= Brakemen's Brotherhood =

Early American railroad brotherhood

Working atop moving trains in all weather, railroad brakemen performed the most dangerous task in the most dangerous American industry of the 1870s and 1880s.

The Brakemen's Brotherhood was an early American railroad brotherhood established in 1873. The group was a secret society organizing railroad brakemen into a fraternal benefit society and trade union. The organization was largely destroyed in the aftermath of the failed Great Railroad Strike of 1877, although it continued to maintain an existence nationwide through the 1880s.

==Establishment==
Although there are some reports of an earlier union of railroad brakemen from the summer of 1869, the Brakemen's Brotherhood is the earliest documented railway brotherhood organizing railroad brakemen.

The Brakemen's Brotherhood was formally established in Hornellsville, New York, in 1873 by local brakemen who worked for the Erie Railroad. The society was apparently patterned after the Brotherhood of Locomotive Engineers, established in 1869, and was intended as a secret fraternal benefit society, holding weekly meetings in its own meeting hall to conduct organizational business. The Hornellsville local was emulated by brakemen in Port Jervis, New York, and elsewhere and in January 1875 a so-called "First Annual Convention" was held in Hornellsville, with delegates from three lodges in attendance.

Frequently plying their craft on top of the boxcars of moving trains, railroad brakemen performed statistically what was the most dangerous job in America, the most dangerous single occupation in an industry with an annual death rate estimated at 8 workers per 1000, more than double that of coal mining and hard rock mineral mining. Historian of 19th-century American railroad labor Walter Licht describes their task:

"When the engineer blew the whistle for 'down brakes,' brake crews scurried to their posts on top of the cars to turn the brake wheels. Normally assigned to two or three cars, the brakers often found themselves manning five or six as companies sought to reduce their operating staffs. While running from car to car, it was easy to slip and fall, or to be hit by overhead obstructions. The work was particularly dangerous at night or during storms."

In the early era of railroad transportation, brakemen also performed similar dangerous tasks as railroad switchmen, coupling and uncoupling cars by standing behind a moving train a dropping a heavy pin through the top of a drawhead to link cars, a process that all too frequently resulted in mutilated hands or lost limbs. The brotherhood provided a sort of death and disability benefit to the families of its members, paying out several hundred thousand dollars in benefits by the end of the 1880s.

In light of the dangerous and comparatively poorly-paid occupation, brakemen were among the most militant workers of the 19th century American railroad industry, taking an active part in all major work stoppages of the 1870s. Strikes were then particularly frequent in Hornellsville, indicating the likelihood that the Brakemen's Brotherhood served a coordinating function in strike actions throughout its existence.

==Development==
Brakemen worked in a sort of master and apprentice relationship under the supervision of railroad conductors.
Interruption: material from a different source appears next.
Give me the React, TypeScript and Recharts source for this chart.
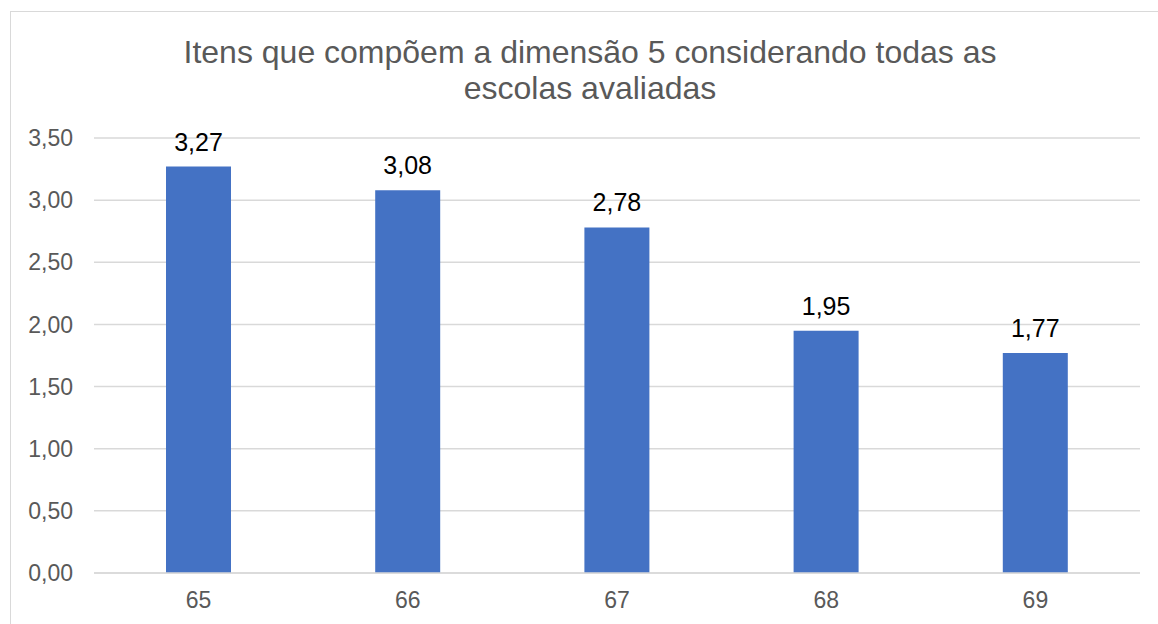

It is not surprising then that the chief organizer and first President of the Brakemen's Brotherhood was himself a conductor, W.L. Collins. As part of his organizing mission, Collins hit the road in the fall of 1875, traveling throughout the Western and Southern United States in an effort to organize lodges of the Brakemen's Brotherhood.

Despite the name of the organization, membership was not exclusively limited to brakemen but rather was more akin in nature to that of an industrial union, including among its ranks locomotive engineers, as well as thousands of trackmen and shop workers. The organization seems to have been strongest in the Midwest, with a presence on virtually every railroad in Ohio, Indiana, and Illinois. Its extreme secrecy makes total membership numbers of the Brakemen's Brotherhood unknown, but observers believed the organization had an extensive presence, with the Hornellsville Lodge No. 1 alone including approximately 150 members.

The Erie Railroad brakemen and the Brakemen's Brotherhood were part of a strike in 1874 that successfully stopped the reduction of brakemen crews from four to three. They struck again in 1877, ostensibly over the issue of the introduction of "double headers" (two engines pulling a single longer train), which reduced operating costs for the railways by reducing the number of conductors and brakemen needed over that required by two trains of comparable length.

==Final years==
The Brakemen's Brotherhood was devastated by the aftermath of the failed Great Railroad Strike of 1877, which resulted in a broad swath of terminations of striking workers and their replacement by non-union strikebreakers. While most lodges of the Brakemen's Brotherhood vanished in the aftermath of the 1877 strikes, the organization nevertheless continued to maintain a furtive existence in the Hornellsville area, with city directories maintaining listings for the organization in its 1883 and 1887 editions.

The brotherhood's influence continued as well through the 1880s, holding conventions, forming new chapters and having a presence in the Burlington railroad strike of 1888.

==Legacy==
The Brakemen's Brotherhood was supplanted with the establishment of a new railway fraternal order, the Brotherhood of Railroad Brakemen, established in Oneonta, New York, in the summer of 1883.